Sarah Dougher, ‘The Bluff’ (11/25/01)

Sarah Dougher is a 34-year-old musician in Portland, Ore., best known for her singing and organ playing in the dress-up punk trio Cadallaca. The group posed in an El Dorado for its first record; for its second the band appeared as two saloon floozies and a customer. “Two Beers Later” is as serious as they get.

But then Ms. Dougher (pronounced DOO-gur) put out The Walls Ablaze, as impassioned an album as anyone released last year. You heard a woman standing in an apartment whose walls she has set alight by the fire of her own desire—by her own wish to make a place for herself in the world, her wish for a world that would make a place for her. Her third and latest album, The Bluff (Mr. Lady MRLR 21), is a long, wild leap into even stronger music.

Ms. Dougher’s songs expose their own construction. You can almost see the beams and masonry holding them up. On The Walls Ablaze this was part of a certain tentativeness in the sound. With The Bluff this tentativeness is part of the thrill, the realization that music which can feel more like weather than like art has been made up, put together, chosen, devised.

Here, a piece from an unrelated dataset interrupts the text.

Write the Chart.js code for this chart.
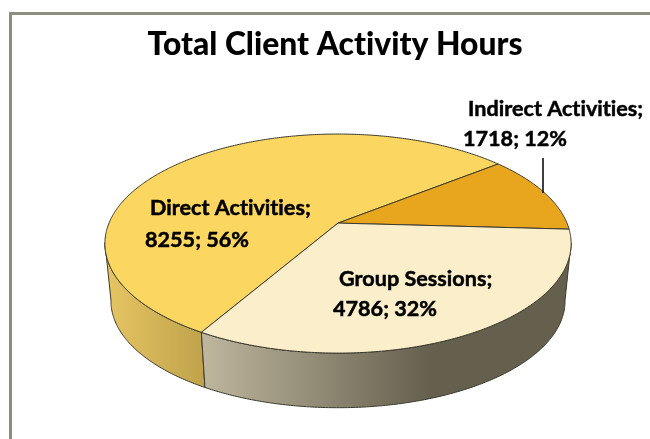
<!DOCTYPE html>
<html><head><meta charset="utf-8">
<script src="https://cdn.jsdelivr.net/npm/chart.js@4/dist/chart.umd.min.js"></script>
<style>
html,body{margin:0;padding:0;background:#fff;overflow:hidden;width:650px;height:439px}
#frame{position:absolute;left:9px;top:12px;width:700px;height:500px;border:3px solid #8e8e80;box-sizing:border-box}
#wrap{position:absolute;left:0;top:0;width:650px;height:439px}
</style></head><body>
<div id="frame"></div>
<div id="wrap"><canvas id="c" width="650" height="439"></canvas></div>
<script>
const categories = ['Direct Activities', 'Indirect Activities', 'Group Sessions'];
const hours = [8255, 1718, 4786];
const percents = [56, 12, 32];
const topColors = ['#FBD661', '#E8A61F', '#FBEFCB'];
const titleText = 'Total Client Activity Hours';

const K = 0.187, YS = 105.7 / 229, DEPTH = 58, BOTTOM_SCALE = 0.974, SHIFT_X = 3;
const labelSpots = [
  {lines: [[150, 208], [145, 240]]},
  {lines: [[468, 109], [463, 139]]},
  {lines: [[339, 279], [333, 309]]}
];

function project(el, ang, s, dy) {
  const u = Math.cos(ang), v = Math.sin(ang), w = 1 - K * v;
  return [el.x + SHIFT_X + s * el.outerRadius * u / w,
          el.y + dy + s * el.outerRadius * YS * v / w];
}
function trace(ctx, el, a0, a1, s, dy, move) {
  const n = Math.max(2, Math.ceil(Math.abs(a1 - a0) / 0.01));
  for (let i = 0; i <= n; i++) {
    const p = project(el, a0 + (a1 - a0) * i / n, s, dy);
    if (i === 0 && move) ctx.moveTo(p[0], p[1]); else ctx.lineTo(p[0], p[1]);
  }
}
function wall(ctx, el, a0, a1, fill) {
  ctx.beginPath();
  trace(ctx, el, a0, a1, 1, 0, true);
  trace(ctx, el, a1, a0, BOTTOM_SCALE, DEPTH, false);
  ctx.closePath();
  ctx.fillStyle = fill;
  ctx.fill();
  ctx.lineWidth = 1;
  ctx.strokeStyle = '#3c3a2e';
  ctx.stroke();
}
const pie3d = {
  id: 'pie3d',
  beforeDraw(chart) {
    chart.ctx.letterSpacing = '0.01px';
  },
  beforeDatasetsDraw(chart) {
    const ctx = chart.ctx, arcs = chart.getDatasetMeta(0).data;
    const norm = a => { const t = 2 * Math.PI; return ((a % t) + t) % t; };
    ctx.save();
    ctx.lineJoin = 'round';
    const visA = 0.18, visB = Math.PI - 0.18;
    const gDirect = ctx.createLinearGradient(105, 0, 205, 0);
    gDirect.addColorStop(0, '#E6C563'); gDirect.addColorStop(1, '#BFA24B');
    const gGroup = ctx.createLinearGradient(205, 0, 430, 0);
    gGroup.addColorStop(0, '#BDB59C'); gGroup.addColorStop(1, '#655F4E');
    const wallFills = [gDirect, '#8a6a18', gGroup];
    arcs.forEach((el, i) => {
      let a = norm(el.startAngle), b = a + (el.endAngle - el.startAngle);
      const lo = Math.max(a, visA), hi = Math.min(b, visB);
      if (hi > lo) wall(ctx, el, lo, hi, wallFills[i]);
      const lo2 = Math.max(a - 2 * Math.PI, visA), hi2 = Math.min(b - 2 * Math.PI, visB);
      if (hi2 > lo2) wall(ctx, el, lo2, hi2, wallFills[i]);
    });
    arcs.forEach((el, i) => {
      ctx.beginPath();
      ctx.moveTo(el.x + SHIFT_X, el.y);
      trace(ctx, el, el.startAngle, el.endAngle, 1, 0, false);
      ctx.closePath();
      ctx.fillStyle = topColors[i];
      ctx.fill();
      ctx.lineWidth = 1;
      ctx.strokeStyle = '#3c3a2e';
      ctx.stroke();
    });
    ctx.restore();
    return false;
  },
  afterDraw(chart) {
    const ctx = chart.ctx;
    ctx.save();
    ctx.strokeStyle = '#000';
    ctx.lineWidth = 1.5;
    ctx.beginPath();
    ctx.moveTo(543, 158); ctx.lineTo(543, 193);
    ctx.stroke();
    ctx.fillStyle = '#000';
    ctx.font = 'bold 21.6px Lato, sans-serif';
    ctx.textBaseline = 'alphabetic';
    ctx.lineWidth = 0.5;
    categories.forEach((c, i) => {
      const s = labelSpots[i].lines;
      [[c + ';', s[0]], [hours[i] + '; ' + percents[i] + '%', s[1]]].forEach(([t, p]) => {
        ctx.fillText(t, p[0], p[1] + 7);
        ctx.strokeText(t, p[0], p[1] + 7);
      });
    });
    ctx.restore();
  }
};
new Chart(document.getElementById('c'), {
  type: 'pie',
  data: { labels: categories, datasets: [{ data: hours, backgroundColor: topColors }] },
  options: {
    responsive: false,
    animation: false,
    radius: 229,
    rotation: 210,
    layout: { padding: { left: 20, right: 0, top: 0, bottom: 63 } },
    plugins: {
      legend: { display: false },
      tooltip: { enabled: false },
      title: { display: true, text: titleText, color: '#000',
        font: { family: 'Lato, sans-serif', size: 31.8, weight: '900' },
        padding: { top: 26, bottom: 6 } }
    }
  },
  plugins: [pie3d]
});
</script>
</body></html>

It’s a question of rhythm and singing. With “First Dream” and “Must Believe,” the opening numbers on The Bluff, the songs are hot out of the box, with bright guitar notes—lead by John Nikki, rhythm by Ms. Dougher—emerging from inside the songs, not decorating them but revving them up. On The Walls Ablaze, Ms. Dougher’s voice was tensed, armored; that was a source of its force. But it was a force used as a weapon, for a purpose, and as it focused the songs it also narrowed them. Here Ms. Dougher relaxes into her own, physical sound, and the music becomes less specific, less purposeful—less about her.

Ms. Dougher likes blunt titles with a definite article: “The Flag” and “The Match” on The Walls Ablaze; “The Bluff” and “The Choice” here. Names like this give a performer something to live up to: the performance has to catch the image, the idea, define it, complete it. “The Choice” can’t be simply a choice; it’s the thing itself.

On The Bluff it’s “The Homecoming” that tests Ms. Dougher, and it sounds like a test she has set for herself. This is a big, loud, expansive piece, never rushed, but building up momentum with every phrase, the melody flexing with more spring with every layer of noise that’s added to it. The rhythm is so pretty you can get halfway into the song before it hits you: in this song, everything is on the line. Something huge, something life-changing, is being abandoned; after this, nothing will be the same.

“I can’t wait anymore for you,” the woman in the song says, and that’s an ordinary notion; the hard, finished way the line is sung might turn your head, but the idea doesn’t. “I’ll take the first one to come through” does. And then the band—completed by Janet Weiss, the drummer from the Northwest punk band Sleater-Kinney—takes off. The musicians will get out of the song, but someone in the song has gone down with it.

The shift straight into Ms. Dougher’s version of the 1962 Irma Thomas tune “It’s Raining” is like being shaken awake from a dream so all-consuming that ordinary life takes a moment to come back into focus. The song is 100 percent New Orleans, which means that even as Ms. Dougher tells you how miserable she is she can’t help sounding happy. The rich, flowing organ pushes the tune, as if it has its own destination in mind, a street the singer would never think to take. It’s the most un-self-conscious white woman’s cover of a black woman’s hit imaginable, as natural as Richard Manuel of the Band singing Bobby Bland or Ray Charles.

You can listen to The Bluff along with Macy Gray’s recent The Id. The Id is a rich, glamorous, taunting record, but you can hear the sense of entitlement that’s most alienating about singers of diva status, a status Ms. Gray reached when the I’ll-kill-you songs on her 1999 album On How Life Is—songs that had a lot to do with winning Ms. Gray her fans—were publicly bypassed in favor of endless programming of the love-me-or-I’ll-die anthem, “I Try.” Diva means a singer who acts as if what happens to the hero in Nicholson Baker’s 1994 novel The Fermata will happen to her: that time will stop when she wishes it to stop and begin again when she grants it leave to resume.

Ms. Dougher sings as if she wants everything and expects nothing. “Took you two years to forget,” as she snaps so bitterly, so finally, in “The Homecoming.” “Took you 10 seconds to remember.” And it was still too late.